Two brothers in northern India beheaded their teenage sister and carried her head through their village because they disapproved of her romantic relationship with a cousin, police said Wednesday.
At least a dozen people watched as 17-year-old Phool Jehan was dragged out of her house, beaten and beheaded by her brothers late Monday, but they did not inform the police, officer Rajesh Singh said. The crime was reported by a local security guard.
Police have been unable to find the two brothers. Their ages were not clear, but they were both older than their sister.
After beheading Jehan, Nanhe and Gul Hasan left their sister's body in the street and roamed around the village with her head, shouting that they were against the relationship, Singh said.
Honor killings are common across India, but such brutal slayings are extremely rare.
As India modernizes rapidly, it finds itself in the midst of huge social turmoil as young people challenge accepted social norms. As more people attempt to break from tradition, they face backlash, often violent, especially in rural areas.
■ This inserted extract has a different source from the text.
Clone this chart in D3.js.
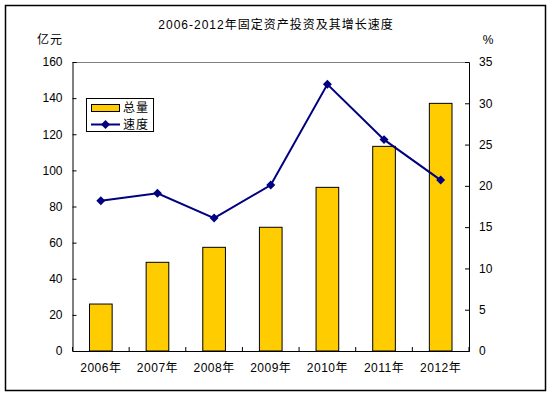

India also is considered one of the harshest places in the world for women, with female infanticide and child marriage still common.
The United Nations' gender inequality index places India next to last, above only Saudi Arabia, based on labor, reproductive health, education and politics. The index does not consider issues of violence.
While the brothers are on the run, police have detained Jehan's cousin to question him, said B. Kumar, another police officer.